To be a human being, from a Szaszian point of view, is to be a moral agent, a person who chooses. This is the essence of existentialism and the essence of libertarianism. Choice is liberty and with liberty must come responsibility. A person cannot be free if he is not responsible.

As Szasz once remarked:

"When culturally undeveloped, men treat objects as agents; when culturally developed, they treat agents as objects. The primitive explains nature in terms of human nature, the psychiatrist explains human nature in terms of nature. The modern scientist has refuted the savage's mistake, but has ratified the psychiatrist's. Who, then, will correct the psychiatrist's mistake?"

People such as Keith Hoeller do and will. That's because as a college professor Keith reaches deep into the minds of his students and shows them the difference between mind and brain, behavior and disease, persons and things.

Why does this upset people so? Because teaching students how they alone are captains of their ship is anathema to collectivists, socialists, and other wolves in sheep clothing. A person either controls himself or is controlled by others.

The idea of mental illness is used to circumvent constitutional protections. It is a sacred tool of totalitarians. Challenging the existence of mental illness is like challenging the existence of God. One must not do so. One cannot do so. Because so much power rests on the idea.

Nevertheless, people such as Keith persist in upsetting the intellectual applecart. And for this he deserves our recognition, praise, and thanks.
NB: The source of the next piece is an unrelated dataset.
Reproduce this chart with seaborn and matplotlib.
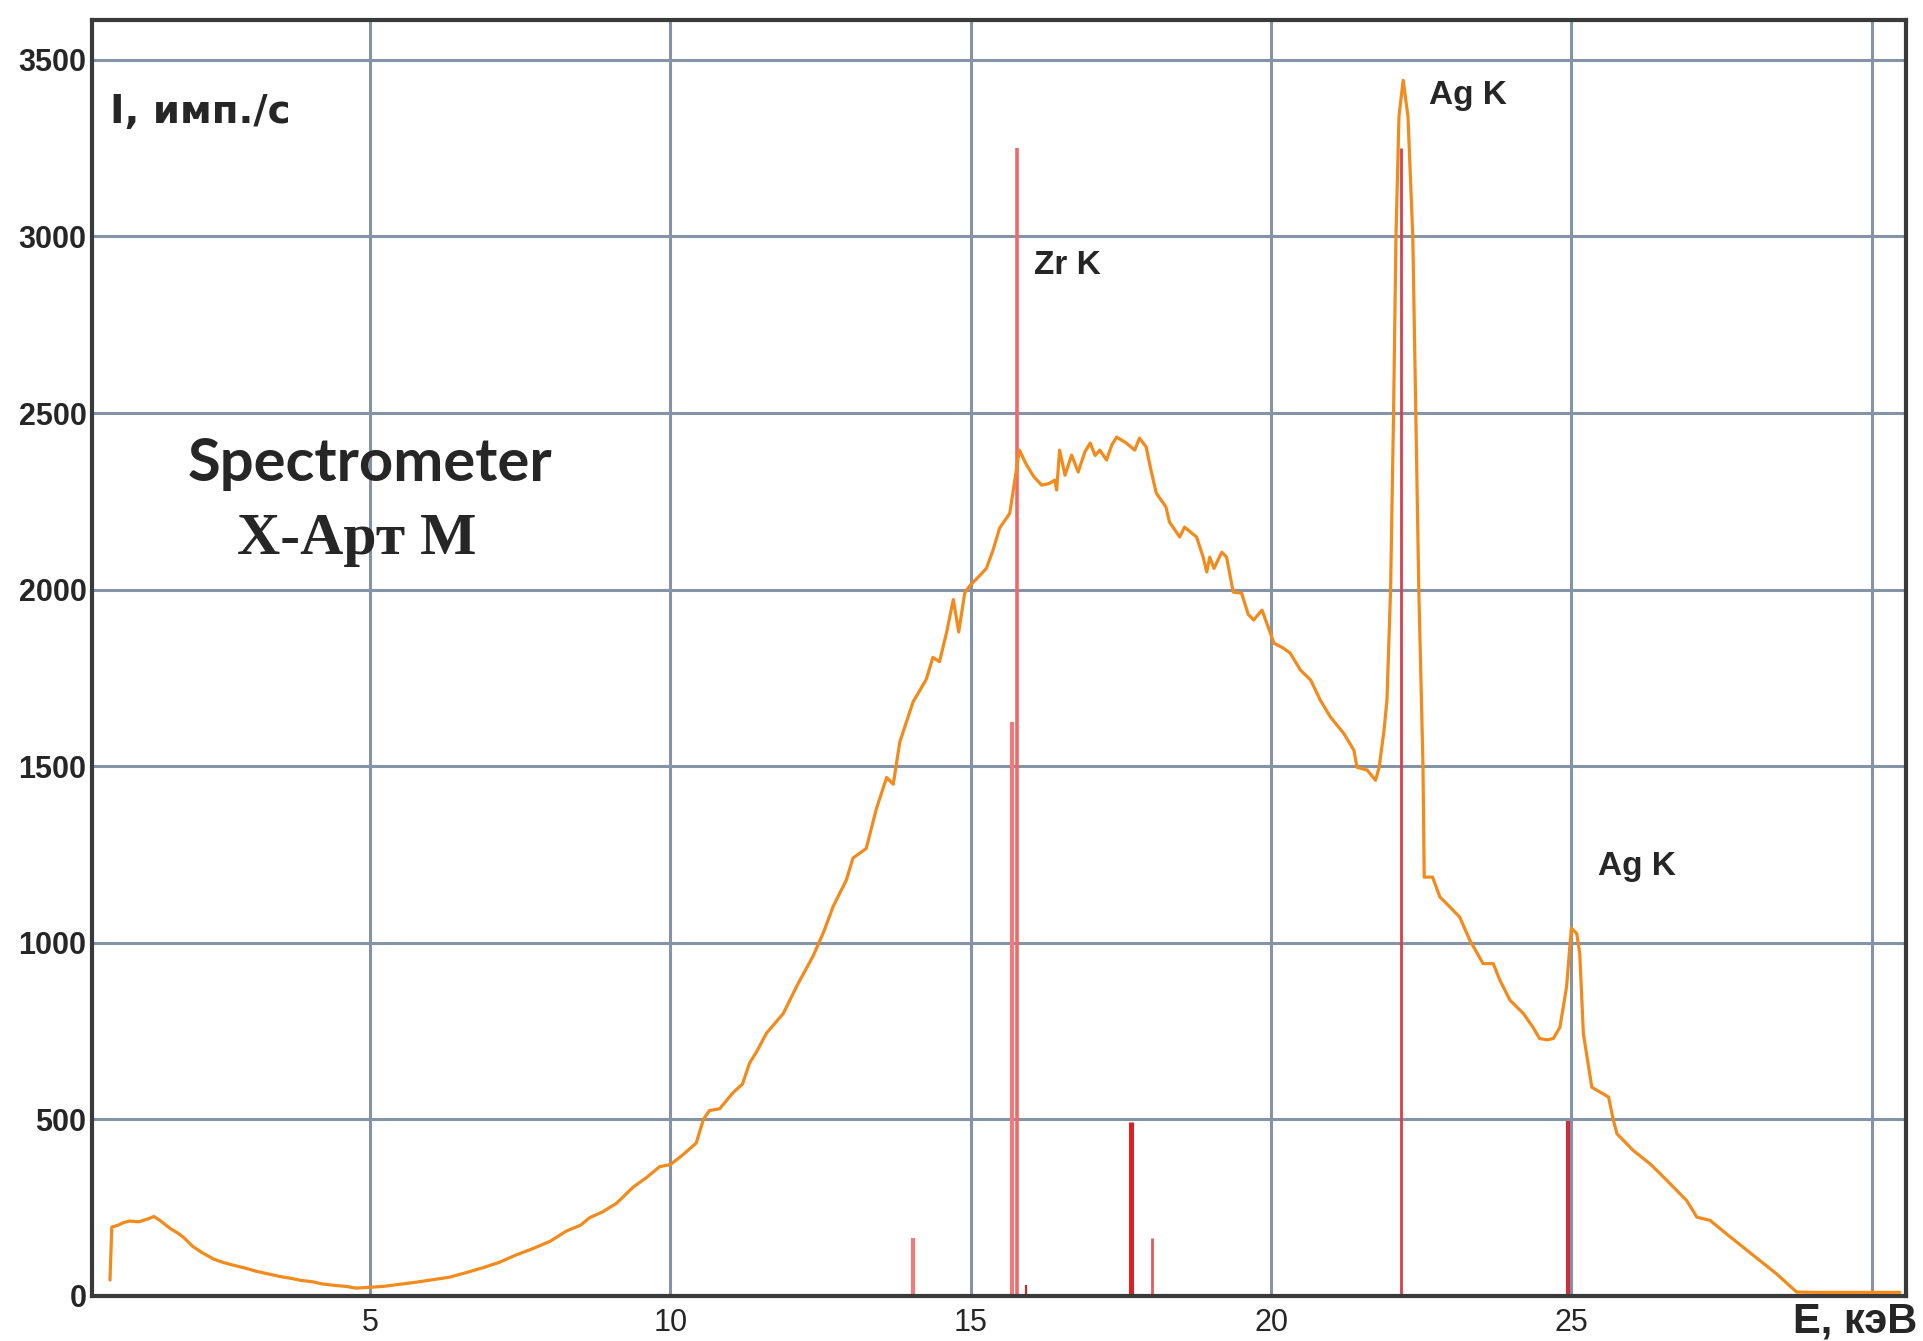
import matplotlib
matplotlib.use("Agg")
import matplotlib.pyplot as plt
import seaborn as sns
import pandas as pd

# spectrum: energy (keV) and intensity (imp./s)
energy = [0.67, 0.70, 0.80, 0.90, 1.00, 1.15, 1.30, 1.40, 1.50, 1.68, 1.80, 1.90,
          2.05, 2.20, 2.40, 2.57, 2.75, 2.94, 3.10, 3.31, 3.50, 3.68, 3.85, 4.05,
          4.20, 4.40, 4.60, 4.77, 4.95, 5.22, 5.50, 5.77, 6.05, 6.32, 6.60, 6.88,
          7.15, 7.43, 7.71, 8.00, 8.27, 8.50, 8.66, 8.87, 9.10, 9.38, 9.60, 9.82,
          10.00, 10.21, 10.43, 10.55, 10.65, 10.82, 11.04, 11.20, 11.32, 11.43, 11.60, 11.88,
          12.10, 12.38, 12.55, 12.71, 12.93, 13.04, 13.26, 13.43, 13.60, 13.71, 13.82, 14.04,
          14.26, 14.37, 14.48, 14.60, 14.71, 14.80, 14.90, 14.98, 15.15, 15.26, 15.37, 15.48,
          15.65, 15.81, 15.93, 16.05, 16.18, 16.30, 16.40, 16.43, 16.48, 16.57, 16.68, 16.79,
          16.90, 16.99, 17.07, 17.15, 17.26, 17.35, 17.43, 17.59, 17.73, 17.81, 17.92, 18.00,
          18.09, 18.25, 18.31, 18.48, 18.56, 18.76, 18.87, 18.93, 18.98, 19.05, 19.18, 19.26,
          19.37, 19.51, 19.62, 19.71, 19.85, 20.05, 20.20, 20.32, 20.49, 20.66, 20.82, 20.99,
          21.21, 21.38, 21.43, 21.60, 21.74, 21.80, 21.88, 21.93, 21.99, 22.04, 22.08, 22.13,
          22.20, 22.28, 22.36, 22.41, 22.46, 22.53, 22.55, 22.69, 22.81, 22.98, 23.14, 23.31,
          23.53, 23.70, 23.81, 23.98, 24.20, 24.36, 24.47, 24.60, 24.70, 24.81, 24.92, 25.00,
          25.09, 25.14, 25.20, 25.34, 25.48, 25.62, 25.70, 25.76, 26.03, 26.31, 26.48, 26.70,
          26.92, 27.09, 27.31, 27.58, 27.86, 28.14, 28.42, 28.75, 29.08, 29.64, 30.47]
counts = [45, 195, 200, 208, 212, 210, 218, 225, 214, 190, 178, 165,
          140, 123, 104, 94, 86, 78, 70, 62, 55, 50, 44, 40,
          34, 30, 27, 22, 24, 27, 33, 39, 46, 53, 66, 80,
          95, 116, 134, 155, 184, 200, 222, 238, 262, 308, 335, 366,
          372, 400, 433, 500, 525, 530, 575, 600, 660, 690, 744, 800,
          876, 964, 1030, 1103, 1178, 1240, 1267, 1380, 1468, 1449, 1569, 1682,
          1746, 1808, 1796, 1880, 1972, 1880, 1990, 2010, 2040, 2060, 2111, 2174,
          2216, 2395, 2353, 2320, 2296, 2300, 2310, 2282, 2395, 2324, 2381, 2333,
          2390, 2415, 2380, 2395, 2367, 2410, 2432, 2415, 2395, 2429, 2404, 2339,
          2273, 2234, 2191, 2149, 2177, 2149, 2092, 2050, 2092, 2060, 2106, 2092,
          1993, 1990, 1930, 1914, 1942, 1848, 1835, 1820, 1772, 1744, 1687, 1639,
          1593, 1545, 1497, 1489, 1460, 1497, 1600, 1687, 1999, 2500, 3000, 3340,
          3442, 3340, 3000, 2500, 2000, 1500, 1186, 1186, 1130, 1101, 1073, 1007,
          941, 941, 894, 837, 800, 761, 729, 725, 729, 761, 875, 1041,
          1026, 969, 743, 591, 577, 563, 497, 459, 412, 374, 346, 308,
          270, 223, 214, 176, 138, 100, 62, 11, 10, 10, 10]

# reference line positions (keV) and heights
line_energy = [14.04, 15.69, 15.77, 15.92, 17.67, 18.02, 22.16, 24.94]
line_height = [165, 1625, 3250, 30, 492, 164, 3250, 494]

x_ticks = [5, 10, 15, 20, 25, 30]
x_tick_labels = ["5", "10", "15", "20", "25", ""]
y_ticks = [0, 500, 1000, 1500, 2000, 2500, 3000, 3500]

# styles
line_colors = ["#f27a7a", "#f27a7a", "#f06868", "#c03030", "#e01e24", "#e85a5a", "#d6404e", "#c8303e"]
line_widths = [3.0, 3.0, 2.6, 1.6, 3.6, 2.0, 2.0, 3.0]
SANS = ["Liberation Sans", "DejaVu Sans"]

df = pd.DataFrame({"E": energy, "I": counts})

sns.set_theme(style="white")
plt.rcParams["font.family"] = ["DejaVu Sans"]

fig = plt.figure(figsize=(19.24, 13.41), dpi=100)
ax = fig.add_axes([0.0478, 0.0336, 0.9428, 0.9515])

ax.set_xlim(0.37, 30.57)
ax.set_ylim(0, 3613)
ax.set_xticks(x_ticks)
ax.set_yticks(y_ticks)
ax.grid(True, color="#8494a6", lw=2.2)
ax.set_axisbelow(True)

ax.vlines(line_energy, 0, line_height, colors=line_colors, linewidths=line_widths, zorder=2)
sns.lineplot(data=df, x="E", y="I", ax=ax, color="#f28a1c", lw=2.3,
             estimator=None, sort=False, zorder=3)

ax.set_xlabel("")
ax.set_ylabel("")
ax.set_xticklabels(x_tick_labels, fontsize=22, family=SANS)
ax.set_yticklabels([str(v) for v in y_ticks], fontsize=22, fontweight="bold", family=SANS)
ax.tick_params(axis="x", length=0, pad=9)
ax.tick_params(axis="y", length=0, pad=4)

for s in ax.spines.values():
    s.set_color("#3a3a3a")
    s.set_linewidth(3)

ax.text(0.67, 3352, "I, имп./с", fontsize=28, fontweight="bold",
        family=["DejaVu Sans"], va="center", ha="left")
ax.text(5.0, 2308, "Spectrometer", fontsize=43, fontweight="bold",
        family=["Lato", "DejaVu Sans"], va="baseline", ha="center")
ax.text(2.78, 2100, "X-Арт M", fontsize=43, fontweight="bold",
        family=["Liberation Serif", "DejaVu Serif"], va="baseline", ha="left")
ax.text(16.05, 2919, "Zr K", fontsize=24, fontweight="bold", family=SANS, va="center", ha="left")
ax.text(22.63, 3398, "Ag K", fontsize=24, fontweight="bold", family=SANS, va="center", ha="left")
ax.text(25.44, 1217, "Ag K", fontsize=24, fontweight="bold", family=SANS, va="center", ha="left")

fig.text(0.9964, 0.0142, "E, кэВ", fontsize=30, fontweight="bold", family=SANS,
         ha="right", va="center")

fig.savefig("out.png", dpi=100)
Thank you Keith, for your courage and determination.

And thank you, Andrea, for creating and perpetuating this award process. It is so important that we recognize Keith and so many like him for the good work they do. Good work that ultimately will help to change our lives for the good.

If you bear with me, I would like to briefly list some of Keith's accomplishments:

Since 1979, he has been the Editor of the "Review of Existential Psychology & Psychiatry," which was founded in 1961 by the existential psychiatrist Rollo May.

Since 1984, Keith has edited the Review's companion book series, "Studies in Existential Psychology & Psychiatry."

He is also the editor of "Thomas Szasz: Moral Philosopher of Psychiatry," which appeared in both the journal and the book series. There is a copy of it here.

Professor Keith Hoeller has taught as an adjunct professor of both philosophy and psychology at numerous colleges and universities in the Seattle area, including Seattle University and the University of Washington. For the past ten years he has taught in the Washington state community college system.

Dr. Hoeller has been active as a leader in the adjunct faculty movement, both in Washington state and nationwide. He has worked with several state legislators to improve the pay and working conditions for adjunct and part-time faculty.

In June, 2002, he was awarded the Georgina Smith Award by the national office of the American Association of University Professors for his work in improving the plight of women and collective bargaining rights for part-time faculty.

He has received several grants from the National Endowment for the Humanities and the French Government.

Keith earned his B.A. with Honors in English from the University of Florida (Gainesville, FL) in 1970; his M.A. in Psychology from Duquesne University (Pittsburgh, PA) in 1972; his M.A. in Philosophy from Northwestern University (Evanston, IL) in 1979; and his Ph.D. in Philosophy from The Pennsylvania State University (University Park, PA) in 1982.

He has published widely in both philosophy and psychology since 1972, when "Omega: The Journal of Death and Dying," published his article, "A Phenomenological Study of Suicide."

He is the translator of Martin Heidegger's "Elucidations of Hoelderlin's Poetry" (Humanity Books, 2000).

It is an honor to present to you, Keith Hoeller, the 2002 Thomas Szasz Award for Outstanding Contributions to Civil Liberties for the Professional Category.